Mr Powell, who died last week, aged 85, was a warden of the nearby church of St Margaret's Westminster for almost 10 years. He will rest in the cathedral overnight tomorrow before his funeral on Wednesday.

Church authorities said they would afford the same honour to any regular worshipper, but the Bishop of Croydon, the Rt Rev Wilfred Wood, said the move would give the politician a status he did not deserve.

Mr Powell had given respectability to racism with his attacks on the Black community, in particular with the1968 speech in which he spoke of immigration leading to "rivers of blood."

Other leading figures in the Church of England supported Bishop Wood's view, but he was attacked by a number of Mr Powell's friends for displaying a lack of Christian charity.

Bishop Wood told the BBC's Sunday programme that the politician had damaged good race relations.

"I speak from within the black community and they know the fear that was generated among very vulnerable people as a result of Powell's ranting. The truth is that attempts to create a disciplined multi-ethnic society have been seriously undermined by his attacks on the black community," he said.

Lord Coggan, a former Archbishop of Canterbury, gave support to his views. "Anything that would exacerbate the memory of that speech is to be regretted," he said. Dr Tom Butler, the Bishop of Leicester, added that the decision to have the body resting in the Abbey overnight could upset ethnic minorities.

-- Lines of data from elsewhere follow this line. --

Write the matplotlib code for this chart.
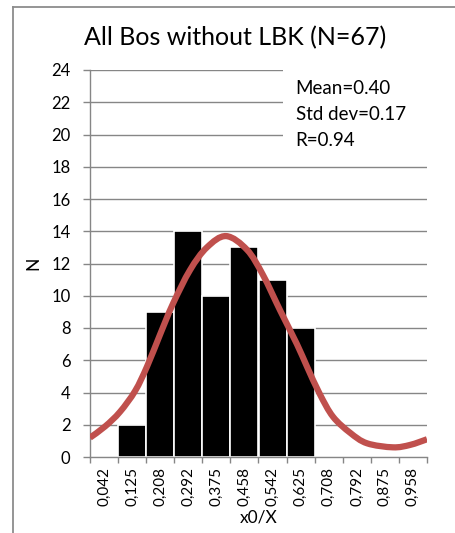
#!/usr/bin/env python3
# Histogram of x0/X with the fitted curve on top.

import matplotlib
matplotlib.use("Agg")
import matplotlib.pyplot as plt
from matplotlib.lines import Line2D
from matplotlib.patches import Rectangle, PathPatch
from matplotlib.path import Path
import numpy as np

# bin centres and counts
bin_labels = ["0,042", "0,125", "0,208", "0,292", "0,375", "0,458",
              "0,542", "0,625", "0,708", "0,792", "0,875", "0,958"]
bin_centres = [0.042, 0.125, 0.208, 0.292, 0.375, 0.458,
               0.542, 0.625, 0.708, 0.792, 0.875, 0.958]
counts = [0, 2, 9, 14, 10, 13, 11, 8, 0, 0, 0, 0]

# fitted curve, read along x0/X
curve_x = [0.000, 0.045, 0.089, 0.134, 0.169, 0.208, 0.246, 0.297, 0.347,
           0.404, 0.466, 0.513, 0.564, 0.614, 0.644, 0.682, 0.721, 0.772,
           0.822, 0.899, 0.950, 1.000]
curve_y = [1.2, 1.9, 2.8, 4.1, 5.6, 7.6, 9.5, 11.6, 13.0,
           13.7, 12.85, 11.3, 9.1, 7.0, 5.6, 3.9, 2.5, 1.5,
           0.85, 0.6, 0.75, 1.1]

stats_text = "Mean=0.40\nStd dev=0.17\nR=0.94"
title = "All Bos without LBK (N=67)"


def smooth_path(xs, ys):
    # Catmull-Rom through the points, written as cubic Bezier segments
    p = np.column_stack([xs, ys])
    verts = [p[0]]
    codes = [Path.MOVETO]
    for i in range(len(p) - 1):
        p0 = p[i - 1] if i > 0 else p[i]
        p1, p2 = p[i], p[i + 1]
        p3 = p[i + 2] if i + 2 < len(p) else p[i + 1]
        verts += [p1 + (p2 - p0) / 6, p2 - (p3 - p1) / 6, p2]
        codes += [Path.CURVE4] * 3
    return Path(verts, codes)


plt.rcParams["font.family"] = ["Lato", "DejaVu Sans"]

fig = plt.figure(figsize=(4.56, 5.33), dpi=100)
ax = fig.add_axes([90 / 456, 1 - 457 / 533, 337 / 456, 387 / 533])

grey = "#868686"
binw = 1 / 12

ax.bar(bin_centres, counts, width=binw, color="black",
       edgecolor="white", linewidth=1.2, zorder=2)
ax.add_patch(PathPatch(smooth_path(curve_x, curve_y), facecolor="none",
                       edgecolor="#C0504D", linewidth=4.5, capstyle="butt",
                       zorder=3))

ax.set_xlim(0, 1)
ax.set_ylim(0, 24)
ax.set_yticks(np.arange(0, 25, 2))
ax.yaxis.grid(True, color=grey, linewidth=1.0)
ax.set_axisbelow(True)

# boundaries get the tick marks, centres get the labels
ax.set_xticks(np.arange(0, 13) * binw)
ax.set_xticklabels([])
ax.set_xticks(bin_centres, minor=True)
ax.set_xticklabels(bin_labels, minor=True, rotation=90, fontsize=11)
ax.tick_params(axis="x", which="major", length=4, color=grey, width=1)
ax.tick_params(axis="x", which="minor", length=0, pad=7)
ax.tick_params(axis="y", length=5, color=grey, width=1, labelsize=12, pad=9)

for side in ["top", "right"]:
    ax.spines[side].set_visible(False)
for side in ["left", "bottom"]:
    ax.spines[side].set_color(grey)
    ax.spines[side].set_linewidth(1.0)

ax.set_xlabel("x0/X", fontsize=12.5, labelpad=3)
ax.set_ylabel("N", fontsize=12.5, labelpad=7)

# white block behind the stats so the grid stops there
ax.add_patch(Rectangle((0.573, 0.77), 0.5, 0.27, transform=ax.transAxes,
                       facecolor="white", edgecolor="none", zorder=1.5,
                       clip_on=False))
ax.text(0.610, 0.975, stats_text, transform=ax.transAxes, fontsize=13.5,
        va="top", ha="left", linespacing=1.65, zorder=4)

fig.text(235 / 456, 1 - 38 / 533, title, fontsize=18,
         ha="center", va="center")

# outer chart frame
fig.add_artist(Line2D([13 / 456, 13 / 456], [0, 1 - 7 / 533],
                      transform=fig.transFigure, color="#8c8c8c", linewidth=1.3))
fig.add_artist(Line2D([13 / 456, 1], [1 - 7 / 533, 1 - 7 / 533],
                      transform=fig.transFigure, color="#8c8c8c", linewidth=1.3))

fig.savefig("out.png", dpi=100)
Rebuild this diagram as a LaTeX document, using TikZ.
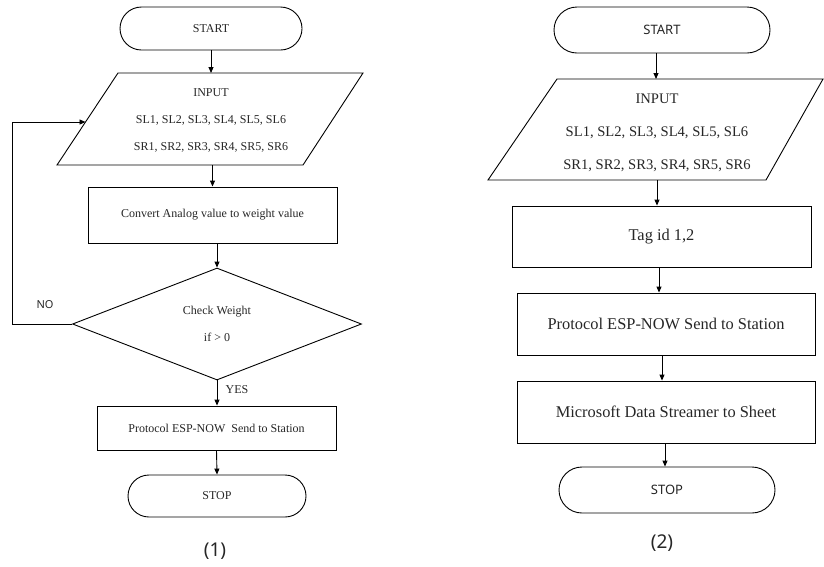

However, Conservative MPs rose to defend their former colleague, who later became an Ulster Unionist. Sir Patrick Cormack, MP for Staffordshire South who will deliver an address at the funeral, said: "These clergymen have shown a singular lack of Christian charity and a bigoted narrowness. It makes one very said that they should have done this at a time of sombre grief for Mr Powell's family." Ann Winterton, Tory MP for Congleton, also attacked the criticism as "absolute rubbish".

Mr Powell had been a distinguished Parliamentarian for 38 years, she said."I would have thought these people should have been praying for the repose of his soul rather than dragging up these issues. I utterly condemn these churchmen who have shown such a lack of Christian charity."

Mr Powell was sacked from the shadow cabinet by Edward Heath after making his "Rivers of Blood" speech. He won admiration from many on the right of his party, though, and even after he became a Unionist he was an inspiration as well as an embarrassment to Margaret Thatcher.

After his death, she said there would never be anyone so compelling. "He was magnetic ... he was one of those rare people who made a difference and whose moral compass led us in the right direction," she said.

A Communion service will be held at Westminster Abbey on Wednesday morning. A service will take place later at St Margaret's, followed by a service in Warwick, where the body will be buried.